Structured data and unstructured data represent two different types of information used in analytics. Structured data is highly organized and easily searchable. It typically resides in relational databases, where it is formatted into rows and columns, making it straightforward to query using languages like SQL. Examples of structured data include customer names and email addresses stored in a table, or sales records that contain specific fields such as product ID, price, and quantity sold. The defined schema of structured data allows for simple, efficient analysis and reporting.

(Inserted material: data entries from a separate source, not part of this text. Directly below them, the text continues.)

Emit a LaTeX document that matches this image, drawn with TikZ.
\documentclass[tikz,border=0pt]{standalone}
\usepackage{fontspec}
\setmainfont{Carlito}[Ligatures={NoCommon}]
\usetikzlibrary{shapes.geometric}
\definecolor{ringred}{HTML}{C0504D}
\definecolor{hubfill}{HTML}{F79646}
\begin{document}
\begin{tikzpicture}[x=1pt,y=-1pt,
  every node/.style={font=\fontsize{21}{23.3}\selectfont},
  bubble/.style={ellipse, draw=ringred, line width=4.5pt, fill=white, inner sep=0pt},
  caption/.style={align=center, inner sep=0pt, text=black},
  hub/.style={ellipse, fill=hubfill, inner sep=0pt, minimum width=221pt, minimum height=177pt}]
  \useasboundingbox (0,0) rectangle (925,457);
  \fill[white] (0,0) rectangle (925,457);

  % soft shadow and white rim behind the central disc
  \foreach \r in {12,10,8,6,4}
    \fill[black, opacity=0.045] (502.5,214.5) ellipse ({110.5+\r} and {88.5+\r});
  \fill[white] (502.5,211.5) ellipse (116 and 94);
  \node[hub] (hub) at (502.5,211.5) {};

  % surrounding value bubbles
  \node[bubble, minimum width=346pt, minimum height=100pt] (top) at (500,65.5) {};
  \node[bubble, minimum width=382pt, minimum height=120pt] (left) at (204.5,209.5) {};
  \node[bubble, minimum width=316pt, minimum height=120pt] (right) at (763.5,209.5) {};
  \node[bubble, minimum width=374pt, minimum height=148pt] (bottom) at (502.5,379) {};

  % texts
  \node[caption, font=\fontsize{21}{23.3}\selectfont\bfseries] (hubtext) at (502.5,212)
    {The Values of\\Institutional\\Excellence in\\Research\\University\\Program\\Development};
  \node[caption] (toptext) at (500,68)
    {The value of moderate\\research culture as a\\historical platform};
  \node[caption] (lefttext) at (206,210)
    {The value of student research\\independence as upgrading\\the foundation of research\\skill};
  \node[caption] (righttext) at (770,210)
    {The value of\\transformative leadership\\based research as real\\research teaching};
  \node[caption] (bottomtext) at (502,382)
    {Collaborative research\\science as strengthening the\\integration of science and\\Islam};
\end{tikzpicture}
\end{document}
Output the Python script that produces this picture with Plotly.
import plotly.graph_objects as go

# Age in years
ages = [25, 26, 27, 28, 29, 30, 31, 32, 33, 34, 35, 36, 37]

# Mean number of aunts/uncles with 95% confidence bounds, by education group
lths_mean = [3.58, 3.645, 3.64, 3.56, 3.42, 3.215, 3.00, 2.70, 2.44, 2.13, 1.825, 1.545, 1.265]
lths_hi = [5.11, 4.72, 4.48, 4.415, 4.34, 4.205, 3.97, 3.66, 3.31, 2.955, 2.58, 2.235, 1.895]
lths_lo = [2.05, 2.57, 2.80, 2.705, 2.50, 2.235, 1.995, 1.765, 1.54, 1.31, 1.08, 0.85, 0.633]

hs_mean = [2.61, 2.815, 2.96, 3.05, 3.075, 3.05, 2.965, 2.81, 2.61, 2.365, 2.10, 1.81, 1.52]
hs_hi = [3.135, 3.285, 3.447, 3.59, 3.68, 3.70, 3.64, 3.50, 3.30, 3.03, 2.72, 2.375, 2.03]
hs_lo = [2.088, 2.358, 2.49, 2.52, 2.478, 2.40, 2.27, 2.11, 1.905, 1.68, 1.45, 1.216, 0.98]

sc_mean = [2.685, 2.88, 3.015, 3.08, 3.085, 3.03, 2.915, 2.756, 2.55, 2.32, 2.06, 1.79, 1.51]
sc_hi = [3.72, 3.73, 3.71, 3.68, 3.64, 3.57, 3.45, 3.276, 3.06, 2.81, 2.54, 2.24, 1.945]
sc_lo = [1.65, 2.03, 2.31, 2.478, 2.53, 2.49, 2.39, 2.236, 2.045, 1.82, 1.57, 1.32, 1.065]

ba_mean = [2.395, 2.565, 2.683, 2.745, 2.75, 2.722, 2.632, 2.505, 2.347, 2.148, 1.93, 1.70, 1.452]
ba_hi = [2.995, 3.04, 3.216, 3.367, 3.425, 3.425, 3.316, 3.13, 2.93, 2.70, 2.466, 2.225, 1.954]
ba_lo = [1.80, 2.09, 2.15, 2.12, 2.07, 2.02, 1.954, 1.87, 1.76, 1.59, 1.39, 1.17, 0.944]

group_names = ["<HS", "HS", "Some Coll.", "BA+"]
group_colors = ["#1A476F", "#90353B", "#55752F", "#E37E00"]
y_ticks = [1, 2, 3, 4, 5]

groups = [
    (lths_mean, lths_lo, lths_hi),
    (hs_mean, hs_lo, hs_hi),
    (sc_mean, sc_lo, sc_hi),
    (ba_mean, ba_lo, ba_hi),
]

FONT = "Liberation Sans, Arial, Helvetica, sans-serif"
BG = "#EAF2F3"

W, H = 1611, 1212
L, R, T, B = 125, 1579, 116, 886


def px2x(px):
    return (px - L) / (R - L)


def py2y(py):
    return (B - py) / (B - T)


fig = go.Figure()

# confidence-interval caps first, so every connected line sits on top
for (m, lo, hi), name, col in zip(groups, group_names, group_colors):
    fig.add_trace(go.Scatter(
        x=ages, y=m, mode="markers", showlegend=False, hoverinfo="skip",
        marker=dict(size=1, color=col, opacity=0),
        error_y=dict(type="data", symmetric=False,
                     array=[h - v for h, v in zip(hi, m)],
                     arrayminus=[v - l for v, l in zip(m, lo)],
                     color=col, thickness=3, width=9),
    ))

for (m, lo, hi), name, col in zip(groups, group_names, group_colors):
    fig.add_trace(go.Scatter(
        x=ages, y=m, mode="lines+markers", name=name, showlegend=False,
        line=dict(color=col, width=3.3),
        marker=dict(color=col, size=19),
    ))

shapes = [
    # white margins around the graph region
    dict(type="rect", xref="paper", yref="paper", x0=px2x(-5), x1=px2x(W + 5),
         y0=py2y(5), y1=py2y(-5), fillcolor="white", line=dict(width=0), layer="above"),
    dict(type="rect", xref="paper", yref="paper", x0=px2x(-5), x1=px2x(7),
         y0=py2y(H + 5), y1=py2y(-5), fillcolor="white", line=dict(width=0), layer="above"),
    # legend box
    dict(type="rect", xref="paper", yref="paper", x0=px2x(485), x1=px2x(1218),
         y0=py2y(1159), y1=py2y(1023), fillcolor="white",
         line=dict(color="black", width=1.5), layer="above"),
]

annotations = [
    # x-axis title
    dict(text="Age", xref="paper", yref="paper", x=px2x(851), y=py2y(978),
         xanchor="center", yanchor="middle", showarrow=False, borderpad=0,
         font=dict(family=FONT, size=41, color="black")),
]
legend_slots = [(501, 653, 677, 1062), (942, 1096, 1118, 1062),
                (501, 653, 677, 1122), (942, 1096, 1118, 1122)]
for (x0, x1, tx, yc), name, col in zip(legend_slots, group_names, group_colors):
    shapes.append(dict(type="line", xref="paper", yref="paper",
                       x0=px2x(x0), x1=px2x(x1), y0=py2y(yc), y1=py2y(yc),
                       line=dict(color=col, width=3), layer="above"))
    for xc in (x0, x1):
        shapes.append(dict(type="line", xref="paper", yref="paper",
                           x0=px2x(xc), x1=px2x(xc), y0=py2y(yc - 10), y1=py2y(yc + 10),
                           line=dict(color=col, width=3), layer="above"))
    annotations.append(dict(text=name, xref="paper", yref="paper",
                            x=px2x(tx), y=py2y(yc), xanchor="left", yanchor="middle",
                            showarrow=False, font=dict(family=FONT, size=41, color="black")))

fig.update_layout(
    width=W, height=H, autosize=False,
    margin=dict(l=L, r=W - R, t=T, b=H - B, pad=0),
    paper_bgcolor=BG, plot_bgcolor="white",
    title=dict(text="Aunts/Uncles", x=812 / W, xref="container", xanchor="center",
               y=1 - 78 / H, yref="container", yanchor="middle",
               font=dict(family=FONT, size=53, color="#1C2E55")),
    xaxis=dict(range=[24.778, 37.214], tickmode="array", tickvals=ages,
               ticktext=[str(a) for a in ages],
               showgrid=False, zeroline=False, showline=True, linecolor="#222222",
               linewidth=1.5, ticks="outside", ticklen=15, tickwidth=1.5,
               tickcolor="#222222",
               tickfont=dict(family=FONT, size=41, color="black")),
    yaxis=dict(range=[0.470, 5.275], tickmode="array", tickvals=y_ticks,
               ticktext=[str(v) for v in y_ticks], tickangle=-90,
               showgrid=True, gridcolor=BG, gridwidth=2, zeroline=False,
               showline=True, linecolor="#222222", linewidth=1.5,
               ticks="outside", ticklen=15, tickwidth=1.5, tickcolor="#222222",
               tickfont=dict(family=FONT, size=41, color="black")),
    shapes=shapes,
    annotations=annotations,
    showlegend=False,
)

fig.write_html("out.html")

In contrast, unstructured data lacks a predefined format, making it more complex to process and analyze. This type of data includes text-heavy information such as emails, social media posts, videos, images, and logs. Because unstructured data doesn’t fit neatly into tables or databases, it often requires more advanced techniques and technologies for analysis. For instance, analyzing customer feedback from open-ended survey responses or parsing information from a collection of tweets requires natural language processing or machine learning algorithms. These methods help convert unstructured information into insights that can drive business decisions.

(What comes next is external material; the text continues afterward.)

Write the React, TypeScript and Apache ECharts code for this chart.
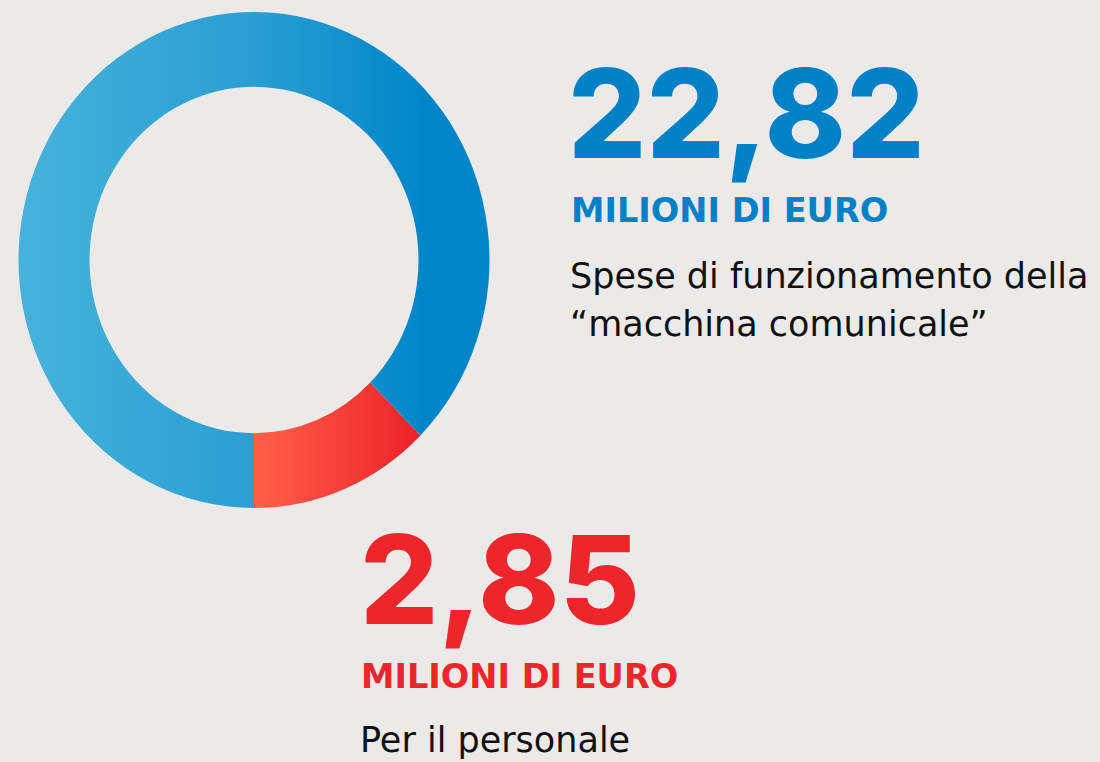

The primary challenge developers face with unstructured data is its volume and variability. Traditional databases may struggle to store and process it adequately, requiring the use of big data frameworks like Hadoop or NoSQL databases that provide flexibility. Additionally, while structured data allows for precise calculations and easy data manipulation, unstructured data analysis can uncover deeper insights that structured data may overlook, such as emotional tone or sentiment. Understanding these differences is crucial for developers when designing data solutions and selecting appropriate tools for their analytics needs.